№4, 2001/XХI век: Искусство. Культура. Жизнь

Между ворчанием и бунтом. Буржуазность как предмет русской словесности в конце XX века

Е. ЕРМОЛИН

МЕЖДУ ВОРЧАНИЕМ И БУНТОМ
Буржуазность как предмет русской словесности
в конце XX века

 

Не всегда, но часто ручеек литературы вытекает из реки жизни. А жизнь наша, как известно, замечательна и чудесна. В России история редко проходит одну свою фазу по одному разу. Она здесь любит повторяться, заговариваться, заборматываться, ходить кругами, впадать то в фарс, то в бурлеск, то в сущий идиотизм. И вот особенность текущего исторического момента: страна и мы, грешные, вместе с ней снова проходим капиталистический ликбез. Мы вступаем в мутные воды рынка, товарного производства и прочих допотопных гитик. Мы вырабатываем в себе навыки жизни в обществе, страшно похожем на то, о чем читано нами было в сочинениях стародавних классиков социального реализма, что проходилось в студенческие годы на семинарах по общественным наукам.

Однако не бывает автоматизма в повторениях, и в сугубой старине проклевываются ростки нового. В старый хор вплетаются новые голоса, и логика повторения пройденного мешается с логикой оригинального самоопределения на XXI век. Иногда даже говорят: капитализма больше нет; общество переросло его рамки и существует в каком-то совершенно ином измерении бытия. Или еще скажут наоборот: Россия до капитализма пока не доросла… Не будем изучать и обсуждать состояние Запада. Будем говорить о России. А тут и слепой видит, что капитализм здесь все-таки пока что существует и как социальное, и как духовное явление.

Как социальное явление он выражается в наличии каких-никаких товарно-денежных отношений, в действии механизмов эксплуатации и отчуждения, в бесправии наемного работника перед работодателем.

Как духовное явление это, сказать одним словом, – буржуазность. На горизонте рефлексии возникает новая-старая культурная, духовная проблема: буржуазность – как образ жизни, как способ мировидения, как логика общественных отношений. И наше к ней отношение.

Социально-экономическую подоплеку оставим специалистам. Сосредоточимся на духовном феномене буржуазности.

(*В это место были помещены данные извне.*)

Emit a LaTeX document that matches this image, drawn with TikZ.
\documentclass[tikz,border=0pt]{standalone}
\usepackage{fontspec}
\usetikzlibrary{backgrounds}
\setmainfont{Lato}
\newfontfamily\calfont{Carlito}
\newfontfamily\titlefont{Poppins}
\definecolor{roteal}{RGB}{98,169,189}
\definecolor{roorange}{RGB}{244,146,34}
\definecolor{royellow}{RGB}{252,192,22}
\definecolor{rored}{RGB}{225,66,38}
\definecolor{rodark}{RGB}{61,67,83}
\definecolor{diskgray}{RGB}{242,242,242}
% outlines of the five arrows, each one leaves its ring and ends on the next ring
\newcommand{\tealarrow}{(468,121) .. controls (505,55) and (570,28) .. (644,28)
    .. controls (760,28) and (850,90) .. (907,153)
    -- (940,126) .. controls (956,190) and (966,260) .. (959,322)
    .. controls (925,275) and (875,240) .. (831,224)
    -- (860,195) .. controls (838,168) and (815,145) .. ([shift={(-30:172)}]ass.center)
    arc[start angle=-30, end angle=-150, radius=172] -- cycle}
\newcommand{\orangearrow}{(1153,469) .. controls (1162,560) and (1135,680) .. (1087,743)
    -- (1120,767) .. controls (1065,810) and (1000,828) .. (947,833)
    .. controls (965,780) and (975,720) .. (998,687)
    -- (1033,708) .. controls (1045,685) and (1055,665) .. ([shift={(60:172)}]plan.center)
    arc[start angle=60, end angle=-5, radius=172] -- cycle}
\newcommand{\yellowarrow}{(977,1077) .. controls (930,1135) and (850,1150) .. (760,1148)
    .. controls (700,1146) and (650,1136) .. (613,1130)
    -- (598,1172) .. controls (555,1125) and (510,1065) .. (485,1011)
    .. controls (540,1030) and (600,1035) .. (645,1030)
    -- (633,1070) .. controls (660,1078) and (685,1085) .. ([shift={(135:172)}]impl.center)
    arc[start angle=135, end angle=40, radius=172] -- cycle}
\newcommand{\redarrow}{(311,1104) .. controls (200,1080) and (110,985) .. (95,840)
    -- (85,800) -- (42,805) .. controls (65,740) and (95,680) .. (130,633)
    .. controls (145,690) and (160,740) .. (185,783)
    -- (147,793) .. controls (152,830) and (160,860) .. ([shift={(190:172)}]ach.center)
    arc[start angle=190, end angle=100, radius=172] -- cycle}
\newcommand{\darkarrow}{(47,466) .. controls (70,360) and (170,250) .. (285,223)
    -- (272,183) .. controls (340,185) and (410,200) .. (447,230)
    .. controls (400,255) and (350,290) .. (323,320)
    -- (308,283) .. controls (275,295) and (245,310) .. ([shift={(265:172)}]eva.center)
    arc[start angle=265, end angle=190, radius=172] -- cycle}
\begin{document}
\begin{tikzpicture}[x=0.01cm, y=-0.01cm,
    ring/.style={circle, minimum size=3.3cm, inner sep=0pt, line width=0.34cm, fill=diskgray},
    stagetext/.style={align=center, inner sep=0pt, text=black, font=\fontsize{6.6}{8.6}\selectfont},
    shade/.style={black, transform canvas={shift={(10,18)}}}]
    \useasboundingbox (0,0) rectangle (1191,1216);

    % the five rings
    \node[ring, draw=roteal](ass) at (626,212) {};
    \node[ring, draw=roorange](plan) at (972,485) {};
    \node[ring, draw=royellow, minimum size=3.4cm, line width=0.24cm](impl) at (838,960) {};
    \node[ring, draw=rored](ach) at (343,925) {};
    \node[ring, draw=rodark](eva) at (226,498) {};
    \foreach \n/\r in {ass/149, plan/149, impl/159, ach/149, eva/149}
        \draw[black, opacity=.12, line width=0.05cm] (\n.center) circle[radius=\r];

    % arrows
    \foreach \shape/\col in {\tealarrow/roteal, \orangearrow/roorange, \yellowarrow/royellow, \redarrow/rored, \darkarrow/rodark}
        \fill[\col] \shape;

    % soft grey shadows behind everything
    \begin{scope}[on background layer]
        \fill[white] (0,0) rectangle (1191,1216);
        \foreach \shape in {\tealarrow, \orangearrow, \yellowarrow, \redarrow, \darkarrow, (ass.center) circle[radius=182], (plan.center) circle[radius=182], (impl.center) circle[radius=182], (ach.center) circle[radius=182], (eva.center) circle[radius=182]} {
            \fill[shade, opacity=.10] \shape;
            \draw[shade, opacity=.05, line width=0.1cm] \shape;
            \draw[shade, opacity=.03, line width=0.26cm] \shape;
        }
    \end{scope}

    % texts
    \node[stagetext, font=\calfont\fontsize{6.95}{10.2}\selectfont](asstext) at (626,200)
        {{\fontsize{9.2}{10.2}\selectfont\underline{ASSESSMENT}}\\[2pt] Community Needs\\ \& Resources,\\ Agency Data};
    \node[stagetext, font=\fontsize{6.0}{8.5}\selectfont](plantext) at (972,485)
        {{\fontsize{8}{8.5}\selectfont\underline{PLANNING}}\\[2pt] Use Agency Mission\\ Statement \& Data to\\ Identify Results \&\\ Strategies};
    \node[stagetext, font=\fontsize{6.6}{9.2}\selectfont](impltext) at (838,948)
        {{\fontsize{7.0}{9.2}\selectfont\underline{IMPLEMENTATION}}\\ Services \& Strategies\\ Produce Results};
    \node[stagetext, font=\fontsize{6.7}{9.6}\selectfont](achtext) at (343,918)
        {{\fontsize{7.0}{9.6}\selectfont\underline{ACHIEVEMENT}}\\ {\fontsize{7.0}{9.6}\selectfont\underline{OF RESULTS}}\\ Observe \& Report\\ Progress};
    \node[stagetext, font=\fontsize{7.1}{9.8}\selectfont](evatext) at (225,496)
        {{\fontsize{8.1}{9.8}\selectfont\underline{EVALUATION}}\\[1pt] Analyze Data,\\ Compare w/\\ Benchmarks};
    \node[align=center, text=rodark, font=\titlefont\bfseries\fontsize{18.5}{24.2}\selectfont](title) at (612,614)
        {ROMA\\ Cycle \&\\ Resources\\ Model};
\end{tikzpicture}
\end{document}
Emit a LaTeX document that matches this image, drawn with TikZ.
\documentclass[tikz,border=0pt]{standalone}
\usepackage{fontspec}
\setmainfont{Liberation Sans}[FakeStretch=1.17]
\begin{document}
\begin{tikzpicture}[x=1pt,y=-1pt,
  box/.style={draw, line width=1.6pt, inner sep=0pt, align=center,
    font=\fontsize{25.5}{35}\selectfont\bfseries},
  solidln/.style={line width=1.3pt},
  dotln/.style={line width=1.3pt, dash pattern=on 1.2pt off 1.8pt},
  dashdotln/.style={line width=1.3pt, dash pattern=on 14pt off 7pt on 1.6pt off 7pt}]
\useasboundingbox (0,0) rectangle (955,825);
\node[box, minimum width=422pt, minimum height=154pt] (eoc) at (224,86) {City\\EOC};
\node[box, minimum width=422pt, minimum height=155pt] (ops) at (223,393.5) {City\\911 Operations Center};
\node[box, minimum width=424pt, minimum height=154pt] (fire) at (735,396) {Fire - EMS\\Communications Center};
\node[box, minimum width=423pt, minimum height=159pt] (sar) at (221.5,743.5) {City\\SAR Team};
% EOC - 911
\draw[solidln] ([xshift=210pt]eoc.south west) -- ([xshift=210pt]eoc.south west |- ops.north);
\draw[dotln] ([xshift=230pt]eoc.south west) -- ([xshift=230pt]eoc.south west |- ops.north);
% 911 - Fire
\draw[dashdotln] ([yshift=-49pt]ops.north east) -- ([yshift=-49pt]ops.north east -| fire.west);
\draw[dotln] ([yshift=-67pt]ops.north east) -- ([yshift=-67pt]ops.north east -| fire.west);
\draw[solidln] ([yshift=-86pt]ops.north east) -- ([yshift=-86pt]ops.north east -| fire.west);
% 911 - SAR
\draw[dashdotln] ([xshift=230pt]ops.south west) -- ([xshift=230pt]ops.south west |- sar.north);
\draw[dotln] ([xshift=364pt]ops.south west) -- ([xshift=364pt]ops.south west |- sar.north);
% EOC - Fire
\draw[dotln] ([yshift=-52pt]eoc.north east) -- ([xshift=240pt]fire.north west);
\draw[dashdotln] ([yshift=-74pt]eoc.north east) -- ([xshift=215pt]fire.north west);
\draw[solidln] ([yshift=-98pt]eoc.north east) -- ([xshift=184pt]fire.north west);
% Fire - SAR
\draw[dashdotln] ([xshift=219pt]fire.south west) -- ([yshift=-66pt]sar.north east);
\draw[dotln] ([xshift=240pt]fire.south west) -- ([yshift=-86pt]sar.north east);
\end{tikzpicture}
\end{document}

Что такое буржуазность? Вещь двоякая. Есть в этом явлении позитив, есть и негатив. И негатив, кажется, преобладает. Так мы привыкли считать. С одной стороны, трудовая («протестантская») этика, принцип честной конкуренции, добросовестный труд не только на общество, но и на себя, элементарная жизненная обеспеченность, относительная застрахованность от сумы и от тюрьмы, безопасность, порядок… С другой – это эгоцентризм как способ мыслить и вести себя, культ богатства, комфорта, благополучия, гедонизм, низведенный до стремления всегда иметь ничтожные удовольствия, вещевой фетишизм, это принцип «иметь, а не быть», это плоский позитивизм в миросозерцательной сфере (нередко в обнимку с самыми убогими суевериями и магической обрядностью), это господство отчуждающих человека от его духовной сферы форм трудовой деятельности (самые вопиющие примеры: работа на войну, работа на удовлетворение порочных наклонностей и т. п.), это взаимное отчуждение людей и тотальное одиночество, атомарность как характерное состояние общества… Тотальное одиночество. Разобщенность.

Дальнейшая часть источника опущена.